*** Provided material
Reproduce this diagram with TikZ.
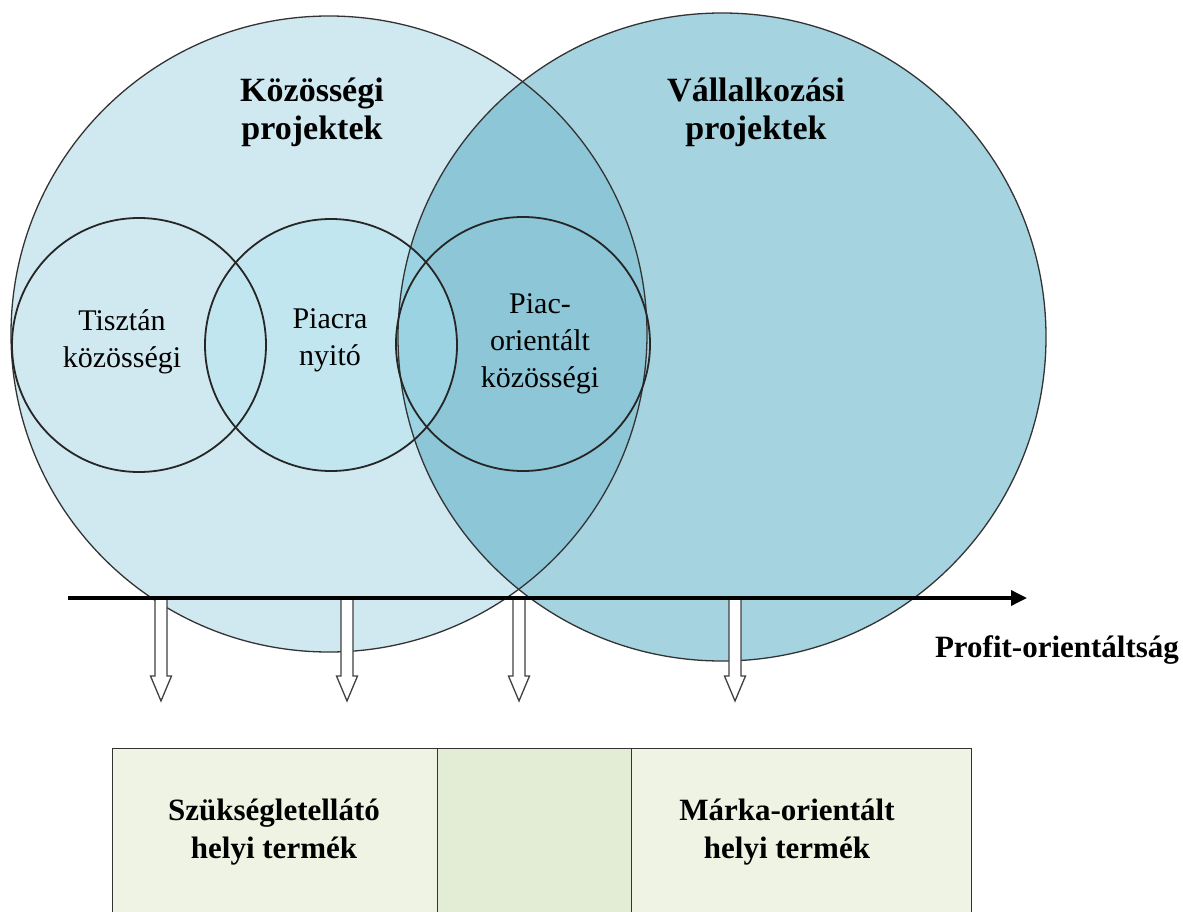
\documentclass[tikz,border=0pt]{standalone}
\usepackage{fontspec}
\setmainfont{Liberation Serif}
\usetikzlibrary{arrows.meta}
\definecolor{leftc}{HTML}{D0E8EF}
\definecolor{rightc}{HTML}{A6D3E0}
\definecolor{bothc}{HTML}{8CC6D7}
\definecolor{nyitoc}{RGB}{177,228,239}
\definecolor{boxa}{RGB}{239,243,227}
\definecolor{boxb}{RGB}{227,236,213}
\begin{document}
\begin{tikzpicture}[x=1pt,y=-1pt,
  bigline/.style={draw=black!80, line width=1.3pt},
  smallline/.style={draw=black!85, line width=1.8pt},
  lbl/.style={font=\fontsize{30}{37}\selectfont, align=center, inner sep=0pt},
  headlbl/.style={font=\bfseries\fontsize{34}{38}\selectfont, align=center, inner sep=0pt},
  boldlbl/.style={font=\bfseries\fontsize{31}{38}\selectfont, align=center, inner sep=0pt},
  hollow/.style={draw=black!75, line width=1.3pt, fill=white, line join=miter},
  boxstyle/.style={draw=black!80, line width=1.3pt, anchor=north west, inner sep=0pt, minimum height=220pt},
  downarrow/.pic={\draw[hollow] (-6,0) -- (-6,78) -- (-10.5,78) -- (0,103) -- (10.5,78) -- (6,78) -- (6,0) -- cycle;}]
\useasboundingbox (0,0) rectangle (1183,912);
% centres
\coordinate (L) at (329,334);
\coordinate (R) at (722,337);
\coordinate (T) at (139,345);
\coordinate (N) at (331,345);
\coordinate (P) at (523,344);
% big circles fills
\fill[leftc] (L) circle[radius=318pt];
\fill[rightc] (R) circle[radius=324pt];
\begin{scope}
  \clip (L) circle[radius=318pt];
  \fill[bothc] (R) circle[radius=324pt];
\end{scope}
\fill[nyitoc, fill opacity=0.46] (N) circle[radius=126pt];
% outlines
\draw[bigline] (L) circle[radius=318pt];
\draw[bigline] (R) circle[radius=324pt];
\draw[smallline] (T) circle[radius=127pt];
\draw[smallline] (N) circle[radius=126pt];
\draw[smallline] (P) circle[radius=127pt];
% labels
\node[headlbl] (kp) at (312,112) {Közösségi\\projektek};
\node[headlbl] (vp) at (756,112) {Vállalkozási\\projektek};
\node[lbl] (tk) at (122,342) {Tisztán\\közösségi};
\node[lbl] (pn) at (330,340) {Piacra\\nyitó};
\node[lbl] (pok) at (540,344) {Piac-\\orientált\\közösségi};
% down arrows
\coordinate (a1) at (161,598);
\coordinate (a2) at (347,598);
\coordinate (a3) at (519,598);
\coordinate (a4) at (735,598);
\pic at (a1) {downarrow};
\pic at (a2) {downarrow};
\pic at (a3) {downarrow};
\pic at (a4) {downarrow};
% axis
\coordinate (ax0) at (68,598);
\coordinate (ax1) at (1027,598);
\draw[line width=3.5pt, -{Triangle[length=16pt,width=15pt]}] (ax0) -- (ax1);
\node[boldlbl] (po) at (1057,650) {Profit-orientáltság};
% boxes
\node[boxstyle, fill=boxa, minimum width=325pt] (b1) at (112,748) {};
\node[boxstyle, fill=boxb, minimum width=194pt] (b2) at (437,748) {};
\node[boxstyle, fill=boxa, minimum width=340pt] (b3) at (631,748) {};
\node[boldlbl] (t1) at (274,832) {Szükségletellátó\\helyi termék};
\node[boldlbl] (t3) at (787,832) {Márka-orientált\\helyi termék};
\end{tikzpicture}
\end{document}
******
Output all of the data exactly as it stands, minus any images.

◆ **Task answer**
Reproduce this diagram with TikZ.
\documentclass[tikz,border=0pt]{standalone}
\usepackage{fontspec}
\setmainfont{Liberation Serif}
\usetikzlibrary{arrows.meta}
\definecolor{leftc}{HTML}{D0E8EF}
\definecolor{rightc}{HTML}{A6D3E0}
\definecolor{bothc}{HTML}{8CC6D7}
\definecolor{nyitoc}{RGB}{177,228,239}
\definecolor{boxa}{RGB}{239,243,227}
\definecolor{boxb}{RGB}{227,236,213}
\begin{document}
\begin{tikzpicture}[x=1pt,y=-1pt,
  bigline/.style={draw=black!80, line width=1.3pt},
  smallline/.style={draw=black!85, line width=1.8pt},
  lbl/.style={font=\fontsize{30}{37}\selectfont, align=center, inner sep=0pt},
  headlbl/.style={font=\bfseries\fontsize{34}{38}\selectfont, align=center, inner sep=0pt},
  boldlbl/.style={font=\bfseries\fontsize{31}{38}\selectfont, align=center, inner sep=0pt},
  hollow/.style={draw=black!75, line width=1.3pt, fill=white, line join=miter},
  boxstyle/.style={draw=black!80, line width=1.3pt, anchor=north west, inner sep=0pt, minimum height=220pt},
  downarrow/.pic={\draw[hollow] (-6,0) -- (-6,78) -- (-10.5,78) -- (0,103) -- (10.5,78) -- (6,78) -- (6,0) -- cycle;}]
\useasboundingbox (0,0) rectangle (1183,912);
% centres
\coordinate (L) at (329,334);
\coordinate (R) at (722,337);
\coordinate (T) at (139,345);
\coordinate (N) at (331,345);
\coordinate (P) at (523,344);
% big circles fills
\fill[leftc] (L) circle[radius=318pt];
\fill[rightc] (R) circle[radius=324pt];
\begin{scope}
  \clip (L) circle[radius=318pt];
  \fill[bothc] (R) circle[radius=324pt];
\end{scope}
\fill[nyitoc, fill opacity=0.46] (N) circle[radius=126pt];
% outlines
\draw[bigline] (L) circle[radius=318pt];
\draw[bigline] (R) circle[radius=324pt];
\draw[smallline] (T) circle[radius=127pt];
\draw[smallline] (N) circle[radius=126pt];
\draw[smallline] (P) circle[radius=127pt];
% labels
\node[headlbl] (kp) at (312,112) {Közösségi\\projektek};
\node[headlbl] (vp) at (756,112) {Vállalkozási\\projektek};
\node[lbl] (tk) at (122,342) {Tisztán\\közösségi};
\node[lbl] (pn) at (330,340) {Piacra\\nyitó};
\node[lbl] (pok) at (540,344) {Piac-\\orientált\\közösségi};
% down arrows
\coordinate (a1) at (161,598);
\coordinate (a2) at (347,598);
\coordinate (a3) at (519,598);
\coordinate (a4) at (735,598);
\pic at (a1) {downarrow};
\pic at (a2) {downarrow};
\pic at (a3) {downarrow};
\pic at (a4) {downarrow};
% axis
\coordinate (ax0) at (68,598);
\coordinate (ax1) at (1027,598);
\draw[line width=3.5pt, -{Triangle[length=16pt,width=15pt]}] (ax0) -- (ax1);
\node[boldlbl] (po) at (1057,650) {Profit-orientáltság};
% boxes
\node[boxstyle, fill=boxa, minimum width=325pt] (b1) at (112,748) {};
\node[boxstyle, fill=boxb, minimum width=194pt] (b2) at (437,748) {};
\node[boxstyle, fill=boxa, minimum width=340pt] (b3) at (631,748) {};
\node[boldlbl] (t1) at (274,832) {Szükségletellátó\\helyi termék};
\node[boldlbl] (t3) at (787,832) {Márka-orientált\\helyi termék};
\end{tikzpicture}
\end{document}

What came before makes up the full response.